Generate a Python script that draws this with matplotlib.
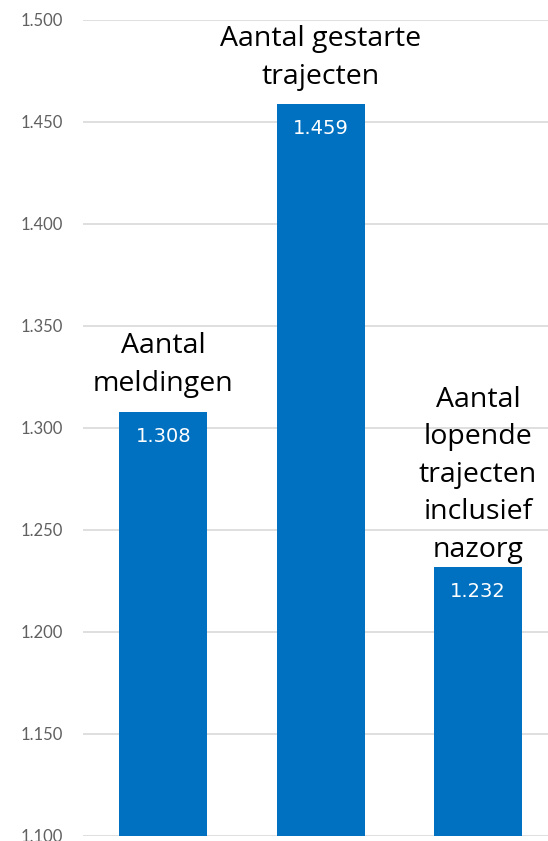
import matplotlib
matplotlib.use("Agg")
import matplotlib.pyplot as plt
from matplotlib.ticker import FixedLocator, FuncFormatter

categories = ["Aantal\nmeldingen", "Aantal gestarte\ntrajecten", "Aantal\nlopende\ntrajecten\ninclusief\nnazorg"]
values = [1308, 1459, 1232]
yticks = [1100, 1150, 1200, 1250, 1300, 1350, 1400, 1450, 1500]
label_gap_px = [14, 13, 3]

def nl(v):
    return f"{v:,.0f}".replace(",", ".")

fig = plt.figure(figsize=(5.48, 8.41), dpi=100)
ax = fig.add_axes([83/548, 1-836/841, 1-83/548, (836-20)/841])
x = list(range(len(values)))
ax.bar(x, values, width=0.56, color="#0070C0", zorder=3)
ax.set_ylim(1100, 1500)
ax.set_xlim(-0.51, 2.445)
ax.yaxis.set_major_locator(FixedLocator(yticks))
ax.yaxis.set_major_formatter(FuncFormatter(lambda v, p: nl(v)))
ax.grid(axis="y", color="#D9D9D9", linewidth=1.2, zorder=0)
for s in ax.spines.values():
    s.set_visible(False)
ax.set_xticks([])
ax.tick_params(axis="y", length=0, pad=14.5, labelsize=12, labelcolor="#606060")
for lab in ax.get_yticklabels():
    lab.set_fontfamily("Lato")

for xi, v, c, g in zip(x, values, categories, label_gap_px):
    ax.annotate(nl(v), (xi, v), xytext=(0, -25), textcoords="offset pixels",
                ha="center", va="center", color="white", fontsize=14, family="DejaVu Sans", zorder=4)
    ax.annotate(c, (xi, v), xytext=(0, g), textcoords="offset pixels",
                ha="center", va="bottom", color="black", fontsize=20.5, family="Open Sans",
                linespacing=1.45, zorder=4, annotation_clip=False)

fig.savefig("out.png", dpi=100)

What is required: Give every line above again exactly, with no pictures.

Correct answer:
Generate a Python script that draws this with matplotlib.
import matplotlib
matplotlib.use("Agg")
import matplotlib.pyplot as plt
from matplotlib.ticker import FixedLocator, FuncFormatter

categories = ["Aantal\nmeldingen", "Aantal gestarte\ntrajecten", "Aantal\nlopende\ntrajecten\ninclusief\nnazorg"]
values = [1308, 1459, 1232]
yticks = [1100, 1150, 1200, 1250, 1300, 1350, 1400, 1450, 1500]
label_gap_px = [14, 13, 3]

def nl(v):
    return f"{v:,.0f}".replace(",", ".")

fig = plt.figure(figsize=(5.48, 8.41), dpi=100)
ax = fig.add_axes([83/548, 1-836/841, 1-83/548, (836-20)/841])
x = list(range(len(values)))
ax.bar(x, values, width=0.56, color="#0070C0", zorder=3)
ax.set_ylim(1100, 1500)
ax.set_xlim(-0.51, 2.445)
ax.yaxis.set_major_locator(FixedLocator(yticks))
ax.yaxis.set_major_formatter(FuncFormatter(lambda v, p: nl(v)))
ax.grid(axis="y", color="#D9D9D9", linewidth=1.2, zorder=0)
for s in ax.spines.values():
    s.set_visible(False)
ax.set_xticks([])
ax.tick_params(axis="y", length=0, pad=14.5, labelsize=12, labelcolor="#606060")
for lab in ax.get_yticklabels():
    lab.set_fontfamily("Lato")

for xi, v, c, g in zip(x, values, categories, label_gap_px):
    ax.annotate(nl(v), (xi, v), xytext=(0, -25), textcoords="offset pixels",
                ha="center", va="center", color="white", fontsize=14, family="DejaVu Sans", zorder=4)
    ax.annotate(c, (xi, v), xytext=(0, g), textcoords="offset pixels",
                ha="center", va="bottom", color="black", fontsize=20.5, family="Open Sans",
                linespacing=1.45, zorder=4, annotation_clip=False)

fig.savefig("out.png", dpi=100)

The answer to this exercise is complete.